Но если возвратиться к нашему герою, реальный рассказчик, анонимный автор повести, иронизирует по поводу образцовости жизненного пути Ласарильо: сострадая своему персонажу, он не разделяет его убеждений, хотя и не вмешивается в ни в его речи, ни в поступки - в ткань текста с нотами морального осуждения. В повести вообще ничего не говорится о том, плохо или хорошо то, что происходит, в ней есть только ироническая интонация автора и желание досыта поесть у рассказывающего свою жизнь героя.

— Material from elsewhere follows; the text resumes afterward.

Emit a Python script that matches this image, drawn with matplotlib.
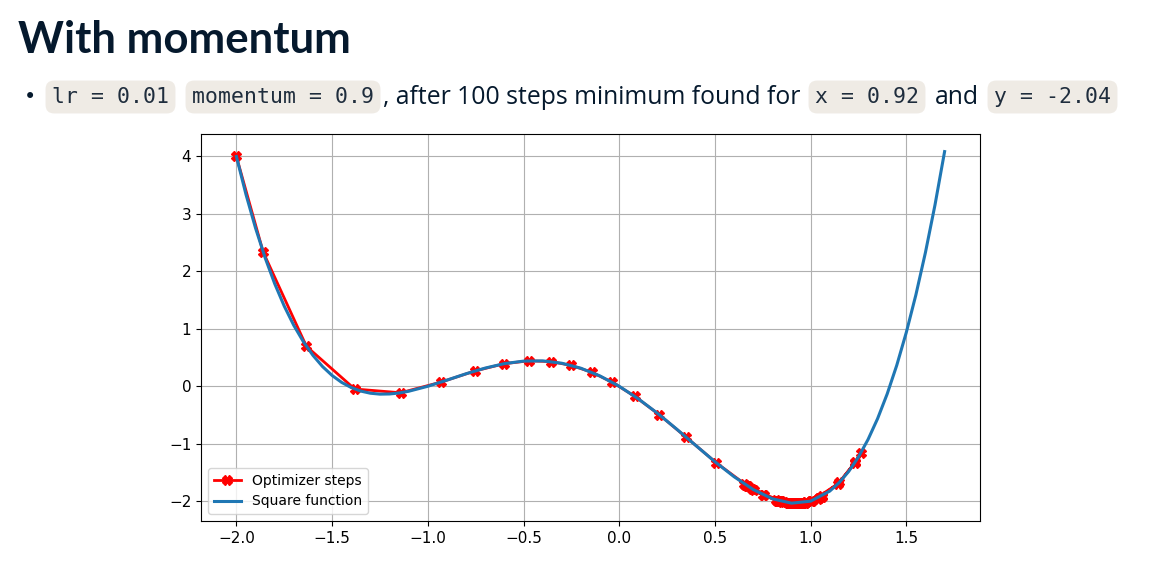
import matplotlib
matplotlib.use("Agg")
import matplotlib.pyplot as plt

# courbe de la fonction
curve_x = [-2.0, -1.95, -1.9, -1.85, -1.8, -1.75, -1.7, -1.65, -1.6, -1.55, -1.5, -1.45, -1.4,
           -1.35, -1.3, -1.25, -1.2, -1.15, -1.1, -1.0, -0.9, -0.8, -0.7, -0.6, -0.5, -0.4,
           -0.3, -0.2, -0.1, 0.0, 0.1, 0.2, 0.3, 0.4, 0.5, 0.6, 0.7, 0.8, 0.9, 1.0, 1.1, 1.15,
           1.2, 1.25, 1.3, 1.35, 1.4, 1.45, 1.5, 1.55, 1.6, 1.65, 1.7]
curve_y = [4.0, 3.339, 2.753, 2.237, 1.786, 1.395, 1.059, 0.775, 0.538, 0.343, 0.188, 0.067,
           -0.022, -0.084, -0.121, -0.137, -0.134, -0.117, -0.087, 0.0, 0.107, 0.218, 0.317,
           0.394, 0.438, 0.442, 0.401, 0.314, 0.179, 0.0, -0.219, -0.470, -0.745, -1.030,
           -1.313, -1.574, -1.797, -1.958, -2.035, -2.0, -1.825, -1.675, -1.478, -1.231,
           -0.927, -0.563, -0.134, 0.364, 0.938, 1.591, 2.330, 3.159, 4.085]

# pas de l'optimiseur
steps_x = [-2.0, -1.86, -1.6344, -1.3822, -1.1422, -0.9314, -0.7527, -0.6019, -0.4724, -0.3572,
           -0.2498, -0.1444, -0.0358, 0.0804, 0.208, 0.3495, 0.5055, 0.6733, 0.8454, 1.0085,
           1.1441, 1.2327, 1.2613, 1.2295, 1.1503, 1.0445, 0.9327, 0.8309, 0.7488, 0.6913,
           0.6596, 0.6529, 0.6691, 0.705, 0.7566, 0.8188, 0.8855, 0.9496, 1.004, 1.0424,
           1.0608, 1.0582, 1.0372, 1.0029, 0.9616, 0.9196, 0.8821, 0.8529, 0.8341, 0.8264,
           0.8295, 0.842, 0.8618, 0.8862, 0.9122, 0.9367, 0.9571, 0.9712, 0.9778, 0.9767,
           0.9689, 0.9561, 0.9404, 0.9241, 0.9092, 0.8973, 0.8895, 0.8861, 0.8871, 0.892,
           0.8998, 0.9094, 0.9195, 0.9289, 0.9366, 0.9418, 0.9441, 0.9436, 0.9406, 0.9357,
           0.9297, 0.9234, 0.9176, 0.9129, 0.9098, 0.9084, 0.9088, 0.9107, 0.9138, 0.9175,
           0.9214, 0.925, 0.9279, 0.9299, 0.9308, 0.9306, 0.9294, 0.9275, 0.9252, 0.9227, 0.9204]
steps_y = [4.0, 2.335, 0.696, -0.047, -0.113, 0.072, 0.267, 0.392, 0.443, 0.430,
           0.363, 0.245, 0.069, -0.173, -0.492, -0.886, -1.328, -1.743, -2.005, -1.991,
           -1.695, -1.322, -1.167, -1.339, -1.674, -1.941, -2.038, -1.994, -1.887, -1.783,
           -1.713, -1.698, -1.734, -1.807, -1.897, -1.980, -2.031, -2.034, -1.997, -1.946,
           -1.914, -1.919, -1.954, -1.998, -2.030, -2.039, -2.030, -2.012, -1.997, -1.989,
           -1.992, -2.004, -2.018, -2.031, -2.038, -2.037, -2.031, -2.024, -2.020, -2.021,
           -2.025, -2.032, -2.037, -2.039, -2.038, -2.035, -2.032, -2.031, -2.031, -2.033,
           -2.036, -2.038, -2.039, -2.038, -2.037, -2.036, -2.036, -2.036, -2.037, -2.038,
           -2.038, -2.039, -2.039, -2.038, -2.038, -2.038, -2.038, -2.038, -2.038, -2.039,
           -2.039, -2.039, -2.038, -2.038, -2.038, -2.038, -2.038, -2.038, -2.039, -2.039, -2.039]

W, H = 1152, 572
navy = '#05192D'
code_bg = '#efebe5'

fig = plt.figure(figsize=(W / 100, H / 100), dpi=100)

# titre et ligne de texte
fig.text(18 / W, 1 - 53 / H, 'With momentum', fontsize=31.5, weight='bold', color=navy,
         family='Lato', va='baseline')
fig.text(30 / W, 1 - 97 / H, '\u2022', fontsize=15, color=navy, va='center', ha='center',
         family='DejaVu Sans')

codes = [(52, 'lr = 0.01'), (192, 'momentum = 0.9'), (815, 'x = 0.92'), (994, 'y = -2.04')]
for xp, txt in codes:
    fig.text(xp / W, 1 - 97 / H, txt, fontsize=15.5, family='DejaVu Sans Mono', color='#1f2d3d',
             va='center', bbox=dict(boxstyle='round,pad=0.3,rounding_size=0.4', fc=code_bg, ec='none'))

plain = [(383, ', after 100 steps minimum found for'), (935, 'and')]
for xp, txt in plain:
    fig.text(xp / W, 1 - 97 / H, txt, fontsize=17.8, family='Open Sans', color=navy, va='center')

# le graphique
ax = fig.add_axes([201 / W, 1 - 521 / H, (980 - 201) / W, (521 - 134) / H])
ax.plot(steps_x, steps_y, color='red', marker='X', markersize=7, linewidth=2,
        label='Optimizer steps')
ax.plot(curve_x, curve_y, color='tab:blue', linewidth=2.2, label='Square function')
ax.grid(True)
ax.tick_params(labelsize=11)
ax.legend(loc='lower left', fontsize=10)

fig.savefig('out.png', dpi=100)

Как в рыцарском романе авантюры, в повести про Ласарильо на связующую нить странствия нанизываются достаточно самостоятельные и исчерпывающие собственное содержание эпизоды службы у разных хозяев. При всем структурном сходстве, однако, авантюры Амадиса и «авантюры» Ласарильо содержательно не имеют ничего общего, их формальное сходство только подчеркивает существенность различий. При этом не подлежит сомнению, что такого рода насмешливые соотнесения входили в намерения анонимного автора Ласарильо. ( Пародийные намеки, впрочем, касаются не только построения повести, шпильки по адресу Библии стоили книжечке внесения в 1559 г. в проскрипционные запрещающие списки). Более того, эти два структурно схожие текста про Амадиса и Ласарильо ставят себе настолько несходные цели и настолько непохоже написаны, что поневоле задаешься вопросом, как могло быть, что они предназначались одному и тому же читателю, человеку шестнадцатого века? Достаточно сравнить любое клишированное описание из романа об Амадисе, например, с эпизодом приготовления на ночь постели в « Ласарильо с Тормеса », для того, чтобы ощутить, какие это различные тексты по уровню литературной зрелости.
« Я встал с одного конца, а он (хозяин – прим. мое В.Р.) с другого, и мы вдвоем приготовили это несчастное ложе, где и готовить-то нечего было, потому что состояло оно из плетенки, положенной на скамьи, и накрытого простыней тощего тюфяка, который, давно забыв о чистке, даже и не походил на тюфяк, но все же заменял таковой, хотя начинки в нем было меньше, чем полагалось. Мы его разостлали и попытались умягчить, но это оказалось невозможно, ибо из твердого очень трудно сделать мягкое. Проклятый тюфяк так мало содержал в себе шерсти, что, когда мы положили его на плетенку, все ее прутья обозначились под ним, как ребра у тощей свиньи».[2]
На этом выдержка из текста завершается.